BTW-tarief op energiebesparende maatregelen

Voorzitter van de Tweede Kamer
der Staten-Generaal
Postbus 20018
2500 EA 's-Gravenhage

Datum
Betreft Btw-tarief op energiebesparende maatregelen

Ons kenmerk
DV/2010/138
Uw brief (kenmerk)

Bijlagen

Geachte voorzitter,

Bij brief van 18 februari 2010 heeft de vaste commissie voor Financiën mij verzocht nader onderzoek te doen naar de mate waarin de verlaging van het btw-tarief op energiebesparende maatregelen als tariefvoordeel wordt doorberekend aan de consument. Daarnaast heeft de vaste commissie voor Financiën mij verzocht, voor het nog doorlopende deel van de regeling, de Kamer te informeren of naar mijn oordeel het doel van de regeling wordt bereikt: wordt het tariefvoordeel doorberekend aan de consument?
In antwoord daarop deel ik u het volgende mede.

In een concurrerende markt mag verwacht worden dat een btw-verlaging op de langere termijn volledig wordt doorberekend. Daarvoor verwijs ik naar een eerder uitgevoerd onderzoek. In 2003 heeft de Kamer op verzoek van onder andere VNO-NCW het CPB de opdracht gegeven om een onderzoek uit te voeren naar de effecten op de werkgelegenheid van de btw-verlaging op arbeidsintensieve diensten. In dit kader is ook aandacht besteed aan de doorberekening van de btw-verlaging in de prijzen/tarieven. Het CPB concludeerde dat te verwachten is dat de btw-verlaging op de lange termijn volledig wordt doorberekend aan de consument. De reden hiervoor is dat prijsconcurrentie de winstmarges op de lange termijn weer terugbrengt naar het oorspronkelijke evenwichtsniveau. Consumenten krijgen namelijk na verloop van tijd meer informatie over de mate waarin verschillende aanbieders de btw-verlaging hebben doorgevoerd en zullen alternatieve aanbieders uitproberen. Vervolgens stappen ze over naar de aanbieder met de meest aantrekkelijke prijs-kwaliteitsverhouding. De aanbieders merken dit proces in hun afzet en zullen de btw-verlaging langzamerhand doorgeven aan de consumenten. Daarnaast zal de tijdelijke hogere marge bij de aanbieders toetreding uitlokken van nieuwe aanbieders. Hierdoor neemt de concurrentie en de druk op de prijzen toe.
Het ligt in de rede dat de conclusies van het voorgaande onderzoek eveneens van toepassing zijn op de verlaging van het btw-tarief op energiebesparende maatregelen.

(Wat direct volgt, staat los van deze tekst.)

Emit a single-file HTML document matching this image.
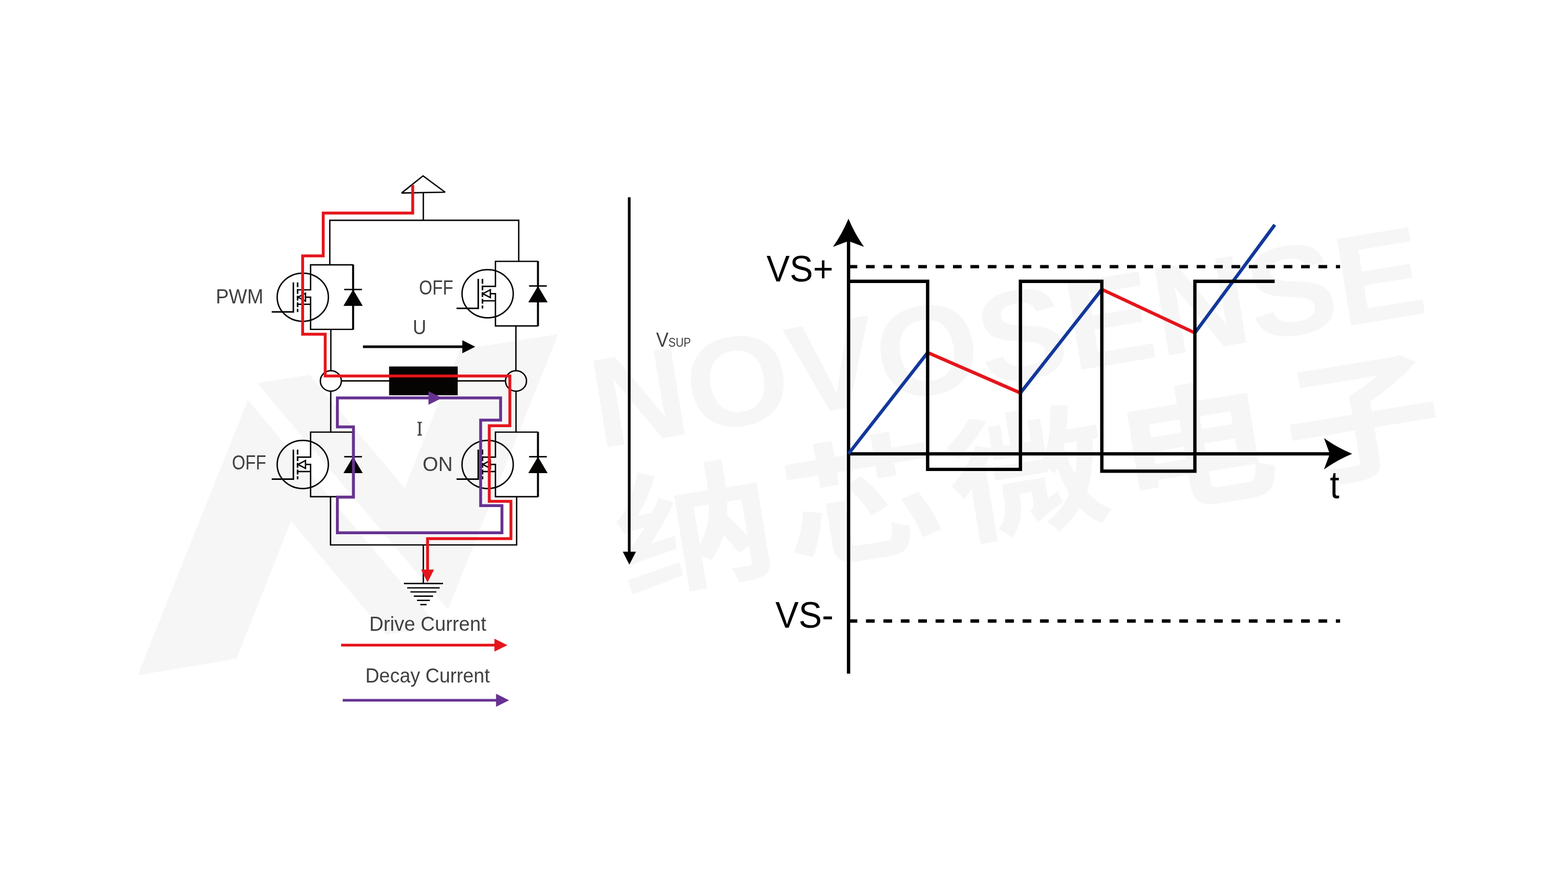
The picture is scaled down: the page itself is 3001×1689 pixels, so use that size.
<!DOCTYPE html>
<html lang="en"><head><meta charset="utf-8"><title>H-bridge drive and decay current</title>
<style>html,body{margin:0;padding:0;background:#fff;}body{width:3001px;height:1689px;overflow:hidden;}svg{display:block;}text{white-space:pre;}svg{will-change:transform;}</style>
</head><body>
<svg width="3001" height="1689" viewBox="0 0 3001 1689">
<rect width="3001" height="1689" fill="#ffffff"/>
<g id="watermark" fill="#f6f6f6">
<polygon points="263.8,1292.9 474.5,766 838.6,1199.7 739.3,1215.5 557,997.5 452.5,1261.6"/>
<polygon points="492.4,733.8 592.5,718 774.6,935.1 879.9,669.5 1068.3,640 857.2,1167.2"/>
<g transform="translate(1146,859) rotate(-9.3)">
<text x="0" y="0" font-family="'Liberation Sans', sans-serif" font-size="244" font-weight="bold" fill="#f6f6f6" textLength="1612" lengthAdjust="spacingAndGlyphs">NOVOSENSE</text>
</g>
<g transform="translate(1196,1140) rotate(-9.3) scale(1.19,1)">
<text x="0" y="-10" font-family="'Noto Sans CJK SC', sans-serif" font-size="256" font-weight="bold" fill="#f6f6f6" letter-spacing="16">纳芯微电子</text>
</g>
</g>
<g id="circuit" fill="none" stroke="#060303" stroke-width="2.65">
<path d="M809.6,336.8 L851.8,368.0 L768.6,369.6 Z" stroke-miterlimit="3"/>
<path d="M810.2,369 V421.9"/>
<path d="M631.2,507 V421.9 H992.8 V500.5"/>
<path d="M633.2,630.8 V710"/>
<path d="M987.4,624.1 V710"/>
<path d="M633,750 V827.5"/>
<path d="M987.6,750 V827.5"/>
<path d="M632.6,951 V1043.5 H988.8 V951"/>
<path d="M810.2,1043.5 V1117.4"/>
<path d="M653,729.4 H745 M875,729.4 H967.6"/>
<ellipse cx="633.2" cy="729.5" rx="20.1" ry="19.6"/>
<ellipse cx="987.6" cy="729.5" rx="20.1" ry="19.6"/>
<rect x="744.7" y="701.8" width="131.3" height="55.1" fill="#060303" stroke="none"/>
<path d="M773,1117.4 H847.8" stroke-width="2.6"/>
<path d="M779.2,1125.8 H841.6" stroke-width="2.6"/>
<path d="M785.4,1133.5 H835.1" stroke-width="2.6"/>
<path d="M791.9,1141.6 H828.9" stroke-width="2.6"/>
<path d="M798.1,1149.7 H822.7" stroke-width="2.6"/>
<path d="M804.3,1157.8 H816.5" stroke-width="2.6"/>
</g>
<g transform="translate(579.5,569.1)" fill="none" stroke="#060303" stroke-width="2.65"><ellipse cx="0" cy="0.1" rx="49.0" ry="46.1" stroke-width="2.7"/><path d="M-59.5,28.1 H-18 V-28.3" stroke-width="3"/><path d="M-9.9,-28.3 V28.3" stroke-width="3" stroke-dasharray="9.3 3.4"/><path d="M-9.9,-14.1 H14.9 V-61.9 H96.3"/><path d="M-9.9,13.6 H14.9"/><path d="M5.2,0 H14.9 V61.7 H96.3"/><path d="M-9.2,0 L5.2,-7.5 V7.5 Z" stroke-width="2.6"/><path d="M96.3,-62.5 V62.3" stroke-width="3.9"/><path d="M79.3,-14.7 H113.3" stroke-width="2.7"/><path d="M96.3,-14.7 L114.8,16.6 H77.8 Z" fill="#060303" stroke="none"/></g>
<g transform="translate(933.3,562.4)" fill="none" stroke="#060303" stroke-width="2.65"><ellipse cx="0" cy="0.1" rx="49.0" ry="46.1" stroke-width="2.7"/><path d="M-59.5,28.1 H-18 V-28.3" stroke-width="3"/><path d="M-9.9,-28.3 V28.3" stroke-width="3" stroke-dasharray="9.3 3.4"/><path d="M-9.9,-14.1 H14.9 V-61.9 H96.3"/><path d="M-9.9,13.6 H14.9"/><path d="M5.2,0 H14.9 V61.7 H96.3"/><path d="M-9.2,0 L5.2,-7.5 V7.5 Z" stroke-width="2.6"/><path d="M96.3,-62.5 V62.3" stroke-width="3.9"/><path d="M79.3,-14.7 H113.3" stroke-width="2.7"/><path d="M96.3,-14.7 L114.8,16.6 H77.8 Z" fill="#060303" stroke="none"/></g>
<g transform="translate(579.5,889.4)" fill="none" stroke="#060303" stroke-width="2.65"><ellipse cx="0" cy="0.1" rx="49.0" ry="46.1" stroke-width="2.7"/><path d="M-59.5,28.1 H-18 V-28.3" stroke-width="3"/><path d="M-9.9,-28.3 V28.3" stroke-width="3" stroke-dasharray="9.3 3.4"/><path d="M-9.9,-14.1 H14.9 V-61.9 H96.3"/><path d="M-9.9,13.6 H14.9"/><path d="M5.2,0 H14.9 V61.7 H96.3"/><path d="M-9.2,0 L5.2,-7.5 V7.5 Z" stroke-width="2.6"/><path d="M96.3,-62.5 V62.3" stroke-width="3.9"/><path d="M79.3,-14.7 H113.3" stroke-width="2.7"/><path d="M96.3,-14.7 L114.8,16.6 H77.8 Z" fill="#060303" stroke="none"/></g>
<g transform="translate(933.3,889.4)" fill="none" stroke="#060303" stroke-width="2.65"><ellipse cx="0" cy="0.1" rx="49.0" ry="46.1" stroke-width="2.7"/><path d="M-59.5,28.1 H-18 V-28.3" stroke-width="3"/><path d="M-9.9,-28.3 V28.3" stroke-width="3" stroke-dasharray="9.3 3.4"/><path d="M-9.9,-14.1 H14.9 V-61.9 H96.3"/><path d="M-9.9,13.6 H14.9"/><path d="M5.2,0 H14.9 V61.7 H96.3"/><path d="M-9.2,0 L5.2,-7.5 V7.5 Z" stroke-width="2.6"/><path d="M96.3,-62.5 V62.3" stroke-width="3.9"/><path d="M79.3,-14.7 H113.3" stroke-width="2.7"/><path d="M96.3,-14.7 L114.8,16.6 H77.8 Z" fill="#060303" stroke="none"/></g>
<path d="M694.7,664 H888" stroke="#000" stroke-width="5.2" fill="none"/>
<polygon points="884.8,651.6 909.6,664 884.8,676.4" fill="#000"/>
<path d="M645.7,762.0 H958.1 V804.6 H919.9 V968.3 H960.7 V1020.2 H645.7 V951.9 H676.5 V817.6 H645.7 Z" fill="none" stroke="#663291" stroke-width="5.5" stroke-linejoin="miter"/>
<polygon points="820.1,749.2 846.4,762.1 820.1,775.0" fill="#663291"/>
<path d="M789.9,354.2 V408.1 H618.6 V490 H579.2 V640 H622.4 V719.9 H975.8 V815.2 H936.4 V960.1 H977.9 V1031.4 H818.3 V1092" fill="none" stroke="#e5151c" stroke-width="5.5" stroke-linejoin="miter"/>
<polygon points="805.9,1090.7 830.7,1090.7 818.2,1115.5" fill="#e5151c"/>
<path d="M652.8,1235.4 H948" stroke="#e5151c" stroke-width="5.2" fill="none"/>
<polygon points="946.3,1223 971.1,1235.4 946.3,1247.8" fill="#e5151c"/>
<path d="M655.9,1341 H951" stroke="#663291" stroke-width="5.2" fill="none"/>
<polygon points="949.4,1328.6 974.2,1341 949.4,1353.4" fill="#663291"/>
<path d="M1204.3,377.7 V1058" stroke="#000" stroke-width="5.2" fill="none"/>
<polygon points="1192,1056.5 1217.2,1056.5 1204.5,1081.3" fill="#000"/>
<text x="412.97" y="581.00" font-family="'Liberation Sans', sans-serif" font-size="39.24" fill="#404040" textLength="91.05" lengthAdjust="spacingAndGlyphs">PWM</text>
<text x="802.11" y="563.80" font-family="'Liberation Sans', sans-serif" font-size="38.52" fill="#404040" textLength="65.22" lengthAdjust="spacingAndGlyphs">OFF</text>
<text x="444.00" y="899.00" font-family="'Liberation Sans', sans-serif" font-size="39.10" fill="#404040" textLength="65.35" lengthAdjust="spacingAndGlyphs">OFF</text>
<text x="808.83" y="901.70" font-family="'Liberation Sans', sans-serif" font-size="38.66" fill="#404040" textLength="57.63" lengthAdjust="spacingAndGlyphs">ON</text>
<text x="789.94" y="639.50" font-family="'Liberation Sans', sans-serif" font-size="38.56" fill="#404040" textLength="25.82" lengthAdjust="spacingAndGlyphs">U</text>
<text x="797.70" y="833.60" font-family="'DejaVu Serif', 'Liberation Serif', serif" font-size="35.94" fill="#404040" stroke="#404040" stroke-width="0.6" textLength="10.98" lengthAdjust="spacingAndGlyphs">I</text>
<text x="706.72" y="1207.80" font-family="'Liberation Sans', sans-serif" font-size="38.66" fill="#404040" textLength="223.96" lengthAdjust="spacingAndGlyphs">Drive Current</text>
<text x="699.17" y="1306.80" font-family="'Liberation Sans', sans-serif" font-size="38.23" fill="#404040" textLength="238.28" lengthAdjust="spacingAndGlyphs">Decay Current</text>
<text font-family="'Liberation Sans', sans-serif" fill="#404040"><tspan x="1255.76" y="663.90" font-size="39.10" textLength="23.73" lengthAdjust="spacingAndGlyphs">V</tspan><tspan x="1279.23" y="663.90" font-size="24.13" textLength="43.13" lengthAdjust="spacingAndGlyphs">SUP</tspan></text>
<g id="chart" fill="none" stroke-width="6.4">
<path d="M1624.05,458 V1289.9" stroke="#000"/>
<path d="M1621,869.1 H2546" stroke="#000"/>
<path d="M1623.9,418.8 Q1635.8,447.4 1653.6,472.7 L1627,462.8 H1620.8 L1594.2,472.7 Q1612,447.4 1623.9,418.8 Z" fill="#000" stroke="none"/>
<path d="M2587.9,869.05 Q2559.2,857 2534.0,839.1 L2543.9,865.9 V872.2 L2534.0,899 Q2559.2,881.1 2587.9,869.05 Z" fill="#000" stroke="none"/>
<path d="M1624.1,510.6 H2564.8" stroke="#000" stroke-dasharray="16.65 16.66"/>
<path d="M1624.1,1189.2 H2564.8" stroke="#000" stroke-dasharray="16.65 16.66"/>
<path d="M1624.1,868.9 L1775.4,675.2" stroke="#11389a"/>
<path d="M1953,752.5 L2108.8,554.1" stroke="#11389a"/>
<path d="M2286.9,637.4 L2439.8,430.5" stroke="#11389a"/>
<path d="M1775.4,675.2 L1953,752.5" stroke="#e5151c"/>
<path d="M2108.8,554.1 L2286.9,637.4" stroke="#e5151c"/>
<path d="M1624.1,538.7 H1775.4 V898.9 H1953 V538.7 H2108.8 V902.3 H2286.9 V538.7 H2439.6" stroke="#000" stroke-linejoin="miter"/>
</g>
<text x="1467.07" y="538.80" font-family="'Liberation Sans', sans-serif" font-size="69.48" fill="#000000" textLength="127.87" lengthAdjust="spacingAndGlyphs">VS+</text>
<text x="1484.07" y="1202.10" font-family="'Liberation Sans', sans-serif" font-size="69.77" fill="#000000" textLength="111.23" lengthAdjust="spacingAndGlyphs">VS-</text>
<text x="2545.19" y="953.60" font-family="'Liberation Sans', sans-serif" font-size="73.37" fill="#000000" textLength="18.20" lengthAdjust="spacingAndGlyphs">t</text>
</svg></body></html>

Overigens wil ik opmerken dat het verlaagde btw-tarief op energiebesparende werkzaamheden een regeling is die nog maar pas in werking is getreden. De maatregel is per amendement tot stand gekomen en geldt pas sinds 1 juli 2009. In oktober 2009 is de regeling bij Nota van wijziging op het BP2010 aangepast. Hierdoor kent de regeling per 1 januari 2010 een andere invulling dan voorheen. Ook was er sprake van een overgangsregeling tot 1 april 2010.

Gezien de verwachting van volledige doorberekening op de langere termijn zie ik van aanvullend onderzoek af.

Hoogachtend,

de minister van Financiën,

mr. drs. J.C. de Jager

1) Kamerstukken II 2008/09, 31 301, nr. 19.
2) Kamerstukken II 2009/10, 32 128, nr. 11.